Zurich (awp/afp) - HYT, une marque culte chez les passionnés d'horlogerie, a fait faillite avec la pandémie mais son nouveau patron, Davide Cerrato, mise sur la reprise dans le luxe pour tenter de la relancer avec des modèles à pas moins de 70.000 euros.

En mars dernier, cette petite marque indépendante avait dû se résoudre à mettre la clé sous la porte et licencier ses 17 employés alors que les ventes des fabricants de montres suisses s'étaient effondrées en 2020. Mais le luxe a entre-temps connu un rebond spectaculaire.

"C'est le bon moment", a estimé M. Cerrato, l'ancien directeur artistique de Tudor, une marque qui appartient à Rolex, et ancien directeur de la division Montres de Montblanc, lors d'un entretien avec l'AFP.

"Les gens fortunés qui investissent en Bourse ont gagné énormément d'argent depuis deux ans", a fait valoir M. Cerrato à la tête depuis juillet de l'équipe qui a voulu relancer la marque, soulignant que cette clientèle fortunée a non seulement beaucoup de liquidités disponibles mais aussi une forte "envie de dépenser".

Et pour preuve, Rolls-Royce, Bentley et Bugatti ont connu une année record en 2021. Richemont, propriétaire de Montblanc et de Cartier, a vu ses ventes s'envoler pendant les fêtes tandis que LVMH, le numéro un mondial du luxe, a signé un exercice record. Les exportations de montres suisses ont de leur côté surpassé leur niveau d'avant-pandémie mais aussi leur précédent record historique de 2014, une année faste dans l'horlogerie.

Sensation

Lancée en 2012, la marque HYT avait fait sensation au salon horloger de Bâle avec ses montres futuristes qui ne donnent pas l'heure avec une aiguille mais avec un fluide qui se déplace dans un minuscule tube autour du cadran.

M. Cerrato l'avait alors découverte dans les allées du salon et avoue avoir été "impressionné" par la prouesse technique de ces montres qui s'appuyaient sur une technologie développée à l'origine pour le secteur médical. "Dès que j'ai vu HYT, j'y ai vu un potentiel énorme", se souvient-il.

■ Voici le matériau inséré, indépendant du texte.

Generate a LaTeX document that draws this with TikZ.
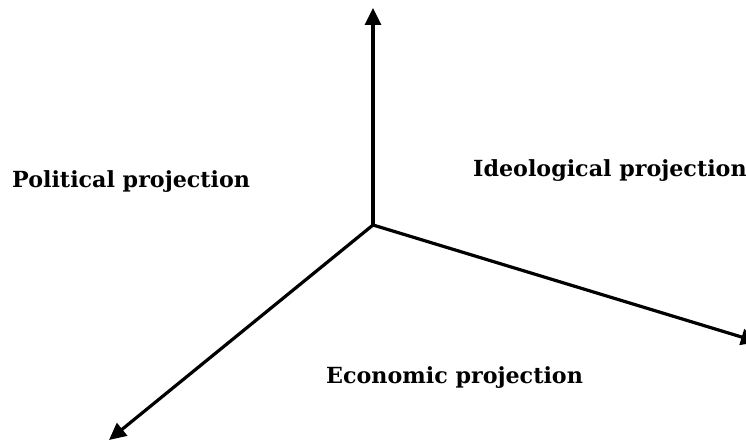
\documentclass[tikz,border=0pt]{standalone}
\usepackage{fontspec}
\setmainfont{DejaVu Serif}
\usetikzlibrary{arrows.meta}
\begin{document}
\begin{tikzpicture}[x=1pt,y=-1pt,
  axis/.style={line width=3.2pt,-{Triangle[length=17pt,width=16pt]}},
  lab/.style={font=\bfseries\fontsize{22.2}{26}\selectfont,inner sep=0pt,anchor=base west}]
\useasboundingbox (0,0) rectangle (746,443);
\coordinate (o) at (373,225);
\coordinate (top) at (373,8);
\coordinate (right) at (758,342);
\coordinate (left) at (109,440);
\begin{scope}
\clip (0,0) rectangle (746,443);
\draw[axis] (o) -- (top);
\draw[axis] (o) -- (right);
\draw[axis] (o) -- (left);
\end{scope}
\node[lab] (pol) at (12,188) {Political projection};
\node[lab] (ide) at (473,177) {Ideological projection};
\node[lab] (eco) at (326,383) {Economic projection};
\end{tikzpicture}
\end{document}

La marque avait aussi attiré l'oeil d'investisseurs, dont l'ancien président de Nestlé, Peter Brabeck-Letmathe, qui était entré dans son capital. L'entreprise avait pu procéder à une levée de fonds pour mettre au point des modèles à des prix plus abordables, ses premières montres coûtant plus de 50.000 francs suisses (48.000 euros).

Remontée en gamme

Mais avec l'épidémie de Covid-19, l'entreprise a vu ses ventes s'effondrer de 40% en 2020. Faute d'avoir pu lever les 5 à 10 millions de francs suisses qui lui manquaient pour se maintenir à flot, elle avait dû déposer le bilan.

Pour la relancer, M. Cerrato compte cependant aller à rebours de l'ancienne équipe et la remonter en gamme en multipliant les complications horlogères pour séduire les riches collectionneurs, à l'affût de montres qu'ils ne retrouveront pas à tous les poignets.

La marque va d'abord lancer un premier modèle à 70.000 francs suisses hors taxes, soit "dans les 75 à 77.000 euros chez les détaillants", précise M. Cerrato, qui sera le prix "d'entrée de gamme". Il compte ensuite lancer deux autres modèles encore plus chers avec encore plus de complications horlogères.

"On la repositionne sur le fait que c'est un objet unique", explique le quinquagénaire, qui vise une clientèle en quête de montres "rares" et "créativement différentes". "C'est là qu'entrent en jeu les marques indépendantes et ce qui fait leur succès", affirme-t-il.

Mais réussira-t-il son pari? D'après Jon Cox, analyste chez Kepler Cheuvreux, le marché est en tout cas porteur, et si le "produit est juste" et que son prix "ne chute pas dramatiquement sur le marché secondaire", alors ces marques haut de gamme peuvent "très bien se porter".

Lors des dernières enchères d'automne à Genève, les prix des montres fabriquées par des horlogers indépendants avaient battu des records face à l'engouement des collectionneurs pour des modèles pointus.